Digital envelopes may cost Netflix
The cost of creating a digitally delivered movie service and competition from Blockbuster Inc. could depress shares of Netflix Inc. during the next year, according to a Bank of America analyst who advised clients Thursday to steer clear of Netflix stock.
In a 55-page report, analyst Brian Pitz initiated Netflix with a "sell" rating and $24 price target, 13.5% lower than where shares closed Thursday.
He said the $40 million that Netflix intends to spend next year to develop a movie download service to rival Amazon's Unbox, Apple Computer's iTunes, CinemaNow and others, might not be enough.

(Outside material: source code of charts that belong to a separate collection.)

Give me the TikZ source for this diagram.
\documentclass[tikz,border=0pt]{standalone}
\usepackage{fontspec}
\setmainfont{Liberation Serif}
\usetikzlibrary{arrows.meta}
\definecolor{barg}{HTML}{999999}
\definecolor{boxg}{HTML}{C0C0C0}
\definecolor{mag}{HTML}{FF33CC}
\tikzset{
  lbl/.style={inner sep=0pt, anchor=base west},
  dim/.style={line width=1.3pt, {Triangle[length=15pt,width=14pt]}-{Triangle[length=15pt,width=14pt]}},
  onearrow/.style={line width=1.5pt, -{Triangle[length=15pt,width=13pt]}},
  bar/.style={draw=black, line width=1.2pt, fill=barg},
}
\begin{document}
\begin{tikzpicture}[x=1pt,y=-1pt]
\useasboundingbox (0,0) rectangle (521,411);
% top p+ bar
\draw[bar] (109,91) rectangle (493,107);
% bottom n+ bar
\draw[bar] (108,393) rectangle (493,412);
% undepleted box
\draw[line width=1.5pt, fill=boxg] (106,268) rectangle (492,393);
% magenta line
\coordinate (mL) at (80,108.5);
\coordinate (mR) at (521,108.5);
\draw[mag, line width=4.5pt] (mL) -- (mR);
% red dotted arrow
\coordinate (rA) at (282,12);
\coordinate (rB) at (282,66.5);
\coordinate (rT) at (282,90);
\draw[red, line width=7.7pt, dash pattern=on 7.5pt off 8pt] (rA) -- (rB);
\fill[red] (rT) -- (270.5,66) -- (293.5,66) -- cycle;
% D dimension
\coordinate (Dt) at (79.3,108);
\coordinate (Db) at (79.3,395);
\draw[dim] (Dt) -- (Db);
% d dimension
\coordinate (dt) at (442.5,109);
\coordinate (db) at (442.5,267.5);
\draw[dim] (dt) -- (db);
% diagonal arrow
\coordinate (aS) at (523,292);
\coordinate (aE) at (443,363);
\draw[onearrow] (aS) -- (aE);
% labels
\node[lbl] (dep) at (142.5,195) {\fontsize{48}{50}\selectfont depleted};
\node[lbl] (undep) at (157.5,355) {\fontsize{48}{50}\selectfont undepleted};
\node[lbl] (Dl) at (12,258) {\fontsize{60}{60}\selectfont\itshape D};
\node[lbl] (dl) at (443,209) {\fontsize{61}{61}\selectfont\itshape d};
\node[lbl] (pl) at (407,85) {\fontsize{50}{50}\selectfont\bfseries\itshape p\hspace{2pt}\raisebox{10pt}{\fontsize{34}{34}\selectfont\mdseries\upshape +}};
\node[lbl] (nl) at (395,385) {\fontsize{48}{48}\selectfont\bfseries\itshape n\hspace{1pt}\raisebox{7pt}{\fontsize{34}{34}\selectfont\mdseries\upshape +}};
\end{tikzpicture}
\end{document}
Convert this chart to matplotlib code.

Pitz estimates, for example, that it cost Amazon $42 million-$64 million to develop Unbox.
While Netflix CEO Reed Hastings predicts it will be as many as five years before digital downloads threatens the Netflix DVD subscription model, Pitz predicts meaningful competition from technologies a couple years earlier than that.
Pitz also noted that Netflix will spend 23% of its revenue this year in marketing, up from 18% in 2003, due in part to competition from Blockbuster, which is marketing its rival DVD-by-mail service at its stores and giving free movies to Netflix subscribers in an effort to woo them to Blockbuster Total Access.

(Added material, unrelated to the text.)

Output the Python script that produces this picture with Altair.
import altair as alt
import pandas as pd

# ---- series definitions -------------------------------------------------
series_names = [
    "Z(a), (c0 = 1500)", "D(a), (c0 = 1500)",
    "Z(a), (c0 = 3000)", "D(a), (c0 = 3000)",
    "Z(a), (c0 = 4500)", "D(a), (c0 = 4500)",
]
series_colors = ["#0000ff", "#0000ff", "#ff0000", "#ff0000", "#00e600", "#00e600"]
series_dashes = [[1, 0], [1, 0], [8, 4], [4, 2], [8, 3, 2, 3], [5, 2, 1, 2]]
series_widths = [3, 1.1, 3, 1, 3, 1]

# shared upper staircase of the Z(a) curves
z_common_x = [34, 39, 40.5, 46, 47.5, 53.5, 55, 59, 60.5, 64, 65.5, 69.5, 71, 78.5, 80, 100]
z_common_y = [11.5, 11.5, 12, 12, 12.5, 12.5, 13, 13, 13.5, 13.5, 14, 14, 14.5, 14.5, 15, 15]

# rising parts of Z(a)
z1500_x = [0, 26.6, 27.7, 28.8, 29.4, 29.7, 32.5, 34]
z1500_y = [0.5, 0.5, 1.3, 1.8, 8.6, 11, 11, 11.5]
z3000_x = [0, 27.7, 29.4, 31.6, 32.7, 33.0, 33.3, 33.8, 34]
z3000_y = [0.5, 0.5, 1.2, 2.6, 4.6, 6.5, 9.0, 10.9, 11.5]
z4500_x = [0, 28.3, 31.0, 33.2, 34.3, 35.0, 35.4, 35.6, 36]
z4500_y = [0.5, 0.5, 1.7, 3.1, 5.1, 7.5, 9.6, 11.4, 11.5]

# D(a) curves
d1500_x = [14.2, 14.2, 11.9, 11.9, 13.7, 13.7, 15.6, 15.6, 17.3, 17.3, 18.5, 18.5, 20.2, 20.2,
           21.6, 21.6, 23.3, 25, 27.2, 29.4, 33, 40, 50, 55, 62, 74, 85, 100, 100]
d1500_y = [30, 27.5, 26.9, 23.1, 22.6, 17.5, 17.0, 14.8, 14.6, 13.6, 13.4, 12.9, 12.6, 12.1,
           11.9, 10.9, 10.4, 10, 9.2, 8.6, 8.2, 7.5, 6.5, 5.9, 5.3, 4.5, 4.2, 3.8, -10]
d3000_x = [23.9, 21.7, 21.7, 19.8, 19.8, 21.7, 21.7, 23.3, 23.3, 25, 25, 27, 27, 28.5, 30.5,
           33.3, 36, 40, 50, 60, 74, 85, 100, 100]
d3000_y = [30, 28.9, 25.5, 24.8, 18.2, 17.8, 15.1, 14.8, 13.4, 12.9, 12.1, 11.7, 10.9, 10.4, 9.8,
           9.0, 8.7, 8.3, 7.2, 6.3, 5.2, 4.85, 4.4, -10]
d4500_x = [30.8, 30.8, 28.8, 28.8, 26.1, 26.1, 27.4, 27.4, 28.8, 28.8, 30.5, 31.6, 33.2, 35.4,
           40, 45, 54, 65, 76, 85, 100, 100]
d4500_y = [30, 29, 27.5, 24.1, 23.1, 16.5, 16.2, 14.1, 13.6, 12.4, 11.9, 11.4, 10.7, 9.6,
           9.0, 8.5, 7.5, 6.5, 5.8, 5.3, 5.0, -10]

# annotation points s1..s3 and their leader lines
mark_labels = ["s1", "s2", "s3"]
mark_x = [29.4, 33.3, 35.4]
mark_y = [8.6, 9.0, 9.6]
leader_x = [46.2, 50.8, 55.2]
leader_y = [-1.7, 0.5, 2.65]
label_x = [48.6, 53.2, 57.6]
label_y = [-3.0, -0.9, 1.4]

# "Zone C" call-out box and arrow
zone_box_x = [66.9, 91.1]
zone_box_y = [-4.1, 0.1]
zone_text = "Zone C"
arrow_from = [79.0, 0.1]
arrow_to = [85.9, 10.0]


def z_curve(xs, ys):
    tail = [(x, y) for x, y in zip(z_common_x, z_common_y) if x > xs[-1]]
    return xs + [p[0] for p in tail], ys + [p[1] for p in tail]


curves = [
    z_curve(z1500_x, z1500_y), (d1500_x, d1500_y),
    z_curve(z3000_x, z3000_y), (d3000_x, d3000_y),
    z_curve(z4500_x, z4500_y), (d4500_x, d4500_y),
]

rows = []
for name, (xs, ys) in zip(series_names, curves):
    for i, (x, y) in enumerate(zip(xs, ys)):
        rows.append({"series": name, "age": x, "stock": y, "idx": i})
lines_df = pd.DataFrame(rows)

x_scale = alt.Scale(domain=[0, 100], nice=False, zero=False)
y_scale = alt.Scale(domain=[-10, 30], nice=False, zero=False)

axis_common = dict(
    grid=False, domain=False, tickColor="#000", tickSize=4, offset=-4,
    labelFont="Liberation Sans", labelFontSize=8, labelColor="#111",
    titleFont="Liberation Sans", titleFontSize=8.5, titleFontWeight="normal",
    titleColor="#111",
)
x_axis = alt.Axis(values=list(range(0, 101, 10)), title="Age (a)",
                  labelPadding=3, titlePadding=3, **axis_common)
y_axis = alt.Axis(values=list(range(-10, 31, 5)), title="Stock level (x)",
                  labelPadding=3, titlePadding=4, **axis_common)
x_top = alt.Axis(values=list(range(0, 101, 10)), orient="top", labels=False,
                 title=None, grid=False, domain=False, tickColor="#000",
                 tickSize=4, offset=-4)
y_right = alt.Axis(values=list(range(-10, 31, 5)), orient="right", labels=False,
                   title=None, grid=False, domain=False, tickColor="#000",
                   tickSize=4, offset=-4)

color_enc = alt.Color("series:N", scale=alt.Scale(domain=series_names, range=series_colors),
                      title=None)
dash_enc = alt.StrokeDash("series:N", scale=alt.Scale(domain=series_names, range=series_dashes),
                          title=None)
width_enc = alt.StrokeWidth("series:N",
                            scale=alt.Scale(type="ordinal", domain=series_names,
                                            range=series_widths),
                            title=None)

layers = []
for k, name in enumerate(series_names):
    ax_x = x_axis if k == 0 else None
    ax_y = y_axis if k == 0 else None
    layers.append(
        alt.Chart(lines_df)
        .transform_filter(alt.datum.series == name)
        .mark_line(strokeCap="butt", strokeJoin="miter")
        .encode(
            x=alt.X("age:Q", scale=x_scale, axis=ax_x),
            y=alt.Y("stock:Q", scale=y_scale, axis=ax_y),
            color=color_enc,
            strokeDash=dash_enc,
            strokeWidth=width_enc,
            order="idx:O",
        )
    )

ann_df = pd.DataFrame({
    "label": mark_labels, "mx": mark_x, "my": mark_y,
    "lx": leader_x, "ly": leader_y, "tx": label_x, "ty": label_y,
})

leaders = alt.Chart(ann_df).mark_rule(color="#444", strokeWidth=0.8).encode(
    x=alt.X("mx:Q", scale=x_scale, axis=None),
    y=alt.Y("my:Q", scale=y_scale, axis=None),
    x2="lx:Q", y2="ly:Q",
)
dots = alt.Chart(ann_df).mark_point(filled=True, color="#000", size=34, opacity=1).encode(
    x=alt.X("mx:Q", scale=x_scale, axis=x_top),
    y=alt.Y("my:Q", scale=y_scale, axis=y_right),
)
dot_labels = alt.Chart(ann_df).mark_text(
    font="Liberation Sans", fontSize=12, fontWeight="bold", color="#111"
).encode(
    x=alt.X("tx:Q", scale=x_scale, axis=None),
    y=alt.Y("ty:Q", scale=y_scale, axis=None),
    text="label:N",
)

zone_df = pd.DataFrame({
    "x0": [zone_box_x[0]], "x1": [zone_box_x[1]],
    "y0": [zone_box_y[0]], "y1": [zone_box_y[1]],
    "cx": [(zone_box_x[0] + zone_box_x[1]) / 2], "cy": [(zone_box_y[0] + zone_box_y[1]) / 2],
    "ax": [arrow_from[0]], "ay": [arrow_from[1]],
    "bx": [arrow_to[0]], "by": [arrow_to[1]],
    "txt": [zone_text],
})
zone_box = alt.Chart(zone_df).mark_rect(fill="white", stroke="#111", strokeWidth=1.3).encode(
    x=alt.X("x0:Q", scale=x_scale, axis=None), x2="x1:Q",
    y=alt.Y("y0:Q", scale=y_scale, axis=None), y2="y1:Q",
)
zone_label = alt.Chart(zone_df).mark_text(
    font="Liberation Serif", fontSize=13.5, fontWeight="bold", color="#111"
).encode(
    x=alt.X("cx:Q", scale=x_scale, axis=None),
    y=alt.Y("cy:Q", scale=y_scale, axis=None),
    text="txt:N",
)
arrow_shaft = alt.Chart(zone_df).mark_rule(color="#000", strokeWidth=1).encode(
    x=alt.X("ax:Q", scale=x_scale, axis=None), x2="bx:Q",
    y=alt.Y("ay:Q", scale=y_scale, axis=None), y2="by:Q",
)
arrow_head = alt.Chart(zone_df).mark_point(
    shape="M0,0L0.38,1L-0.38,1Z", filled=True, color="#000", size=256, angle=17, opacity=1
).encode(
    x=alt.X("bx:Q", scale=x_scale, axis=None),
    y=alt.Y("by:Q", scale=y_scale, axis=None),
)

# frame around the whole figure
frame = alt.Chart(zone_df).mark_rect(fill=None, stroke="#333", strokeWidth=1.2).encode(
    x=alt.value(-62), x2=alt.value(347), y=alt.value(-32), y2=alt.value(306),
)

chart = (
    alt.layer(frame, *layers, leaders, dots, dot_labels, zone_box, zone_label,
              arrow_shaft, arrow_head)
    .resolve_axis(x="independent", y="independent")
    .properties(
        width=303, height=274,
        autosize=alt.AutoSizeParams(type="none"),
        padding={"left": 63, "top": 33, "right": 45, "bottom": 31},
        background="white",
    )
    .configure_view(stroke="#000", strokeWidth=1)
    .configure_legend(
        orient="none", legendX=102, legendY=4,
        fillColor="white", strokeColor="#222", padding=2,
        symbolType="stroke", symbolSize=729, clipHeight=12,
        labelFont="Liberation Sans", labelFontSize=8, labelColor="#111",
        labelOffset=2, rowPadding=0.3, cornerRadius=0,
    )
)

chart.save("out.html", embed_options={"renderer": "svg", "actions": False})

"Netflix has indicated that it will continue to invest aggressively in acquiring new subscribers, and we believe this could adversely impact margins," Pitz said.
Shares of Netflix fell 2.3% on Thursday to $27.76, while shares of Blockbuster rose 2.5% to $5.41.

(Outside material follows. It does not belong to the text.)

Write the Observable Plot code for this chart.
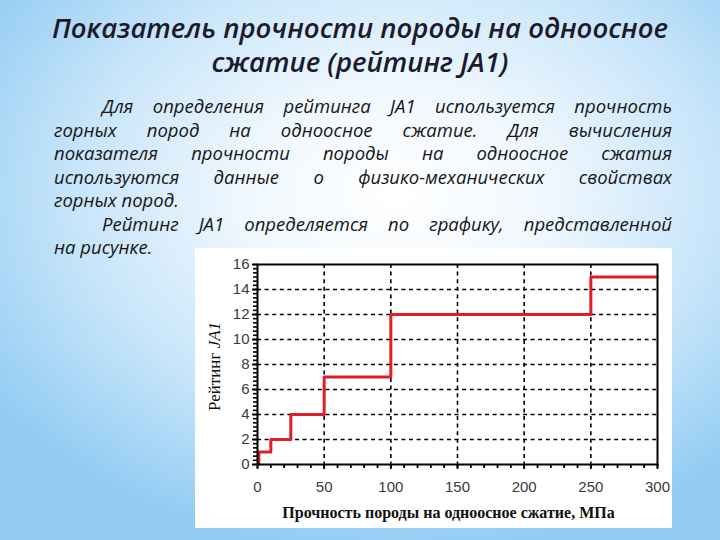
<!DOCTYPE html>
<html><head><meta charset="utf-8">
<script src="https://cdn.jsdelivr.net/npm/d3@7"></script>
<script src="https://cdn.jsdelivr.net/npm/@observablehq/plot@0.6"></script>
<style>
html,body{margin:0;padding:0;}
body{width:720px;height:540px;overflow:hidden;position:relative;
background: radial-gradient(ellipse 68% 66% at 55% 36%, #ffffff 0%, #f0f8fe 30%, #c8e5fa 65%, #93ccf3 100%);
font-family:"Open Sans",sans-serif;}
#title{position:absolute;left:0;top:11px;width:720px;text-align:center;font-style:italic;font-weight:600;font-size:27.5px;line-height:34px;color:#1b1b2b;}
#para{position:absolute;left:54px;top:94px;width:618px;font-style:italic;font-size:18.5px;line-height:23.5px;color:#161616;}
.j{text-align:justify;text-align-last:justify;}
.ind{padding-left:48px}
#chart{position:absolute;left:195px;top:248px;width:477px;height:280px;background:#fff;}
</style></head>
<body>
<div id="title">Показатель прочности породы на одноосное<br>сжатие (рейтинг JA1)</div>
<div id="para">
<div class="j ind">Для определения рейтинга JA1 используется прочность</div>
<div class="j">горных пород на одноосное сжатие. Для вычисления</div>
<div class="j">показателя прочности породы на одноосное сжатия</div>
<div class="j">используются данные о физико-механических свойствах</div>
<div>горных пород.</div>
<div class="j ind">Рейтинг JA1 определяется по графику, представленной</div>
<div>на рисунке.</div>
</div>
<div id="chart"></div>
<script>
// Data: rock strength (MPa) where rating step begins, and rating JA1
const strength = [0, 1, 10, 25, 50, 100, 250, 300];
const rating   = [0, 1, 2, 4, 7, 12, 15, 15];
const xTicks = [0, 50, 100, 150, 200, 250, 300];
const yTicks = [0, 2, 4, 6, 8, 10, 12, 14, 16];
const xGrid = [50, 100, 150, 200, 250];
const yGrid = [2, 4, 6, 8, 10, 12, 14];
const xLabel = "Прочность породы на одноосное сжатие, МПа";
const yLabelText = "Рейтинг ";
const yLabelItalic = "JA1";

const xMinor = d3.range(0, 301, 10);
const yMinor = d3.range(0, 16.001, 1/3);

const data = strength.map((s, i) => ({s, r: rating[i]}));
const tickFont = "'Liberation Sans', Arial, sans-serif";
const serif = "'Liberation Serif', 'Times New Roman', serif";

const plot = Plot.plot({
  width: 477, height: 280,
  marginLeft: 62, marginRight: 15, marginTop: 16, marginBottom: 64,
  style: {background: "#fff", overflow: "visible"},
  x: {domain: [0, 300]},
  y: {domain: [0, 16]},
  marks: [
    Plot.gridX(xGrid, {stroke: "#000", strokeOpacity: 1, strokeWidth: 1.6, strokeDasharray: "4,3.6"}),
    Plot.gridY(yGrid, {stroke: "#000", strokeOpacity: 1, strokeWidth: 1.6, strokeDasharray: "4,3.6"}),
    Plot.axisX(xMinor, {tickSize: 4, strokeWidth: 1.8, stroke: "#000", tickFormat: () => "", label: null}),
    Plot.axisX(xTicks, {tickSize: 5, tickPadding: 12, strokeWidth: 1.8, stroke: "#000", fill: "#3a3a3a", fontSize: 15, fontFamily: tickFont, label: null}),
    Plot.axisY(yMinor, {tickSize: 4, strokeWidth: 1.6, stroke: "#000", tickFormat: () => "", label: null}),
    Plot.axisY(yTicks, {tickSize: 5, tickPadding: 3, strokeWidth: 1.8, stroke: "#000", fill: "#3a3a3a", fontSize: 15, fontFamily: tickFont, label: null}),
    Plot.line(data, {x: "s", y: "r", curve: "step-after", stroke: "#de1f26", strokeWidth: 3}),
    Plot.frame({stroke: "#000", strokeWidth: 2}),
    Plot.text([xLabel], {frameAnchor: "bottom", dx: -9, dy: 48, lineAnchor: "middle", textAnchor: "middle",
      fontFamily: serif, fontWeight: "bold", fontSize: 16, fill: "#111"}),
    Plot.text([yLabelText + yLabelItalic], {frameAnchor: "left", dx: -43, dy: 2, rotate: -90, lineAnchor: "middle", textAnchor: "middle",
      fontFamily: serif, fontSize: 17, fill: "#111", className: "ylab"})
  ]
});
const yl = plot.querySelector(".ylab text");
if (yl) {
  yl.textContent = "";
  const t1 = document.createElementNS("http://www.w3.org/2000/svg", "tspan");
  t1.textContent = yLabelText;
  const t2 = document.createElementNS("http://www.w3.org/2000/svg", "tspan");
  t2.textContent = yLabelItalic;
  t2.setAttribute("font-style", "italic");
  yl.appendChild(t1); yl.appendChild(t2);
}
document.getElementById("chart").appendChild(plot);
</script>
</body></html>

The analyst, while acknowledging that Netflix thus far has been adding subscribers at a healthier clip than many on Wall Street anticipated, expressed doubts that the company will reach its stated goal of 20 million subs sometime between 2010-2012. At year's end, Netflix will have about 6.3 million subs compared with about 2 million by year's end for Blockbuster.
The analyst also calls Netflix's Red Envelope Entertainment content division an "area of uncertainty." Through Red Envelope, Netflix has become the distributor for more than 100 independent movies, acquiring four new titles at January's Sundance Film Festival.
"While we recognize that growing its content library methodically can yield dividends in terms of average revenue per subscriber," Pitz said, "it is not clear that Netflix has a competitive advantage at picking films that will be winners."
The analyst notes, however, that Netflix has had success with such films as "Nice Guys Sleep Alone" and "Born Into Brothels," the latter of which won the 2005 Oscar for best documentary.
Pitz said Netflix's effort to produce some original movies "potentially puts it into direct competition with studios as well as cable TV players," a risky proposition that should "be watched carefully by investors."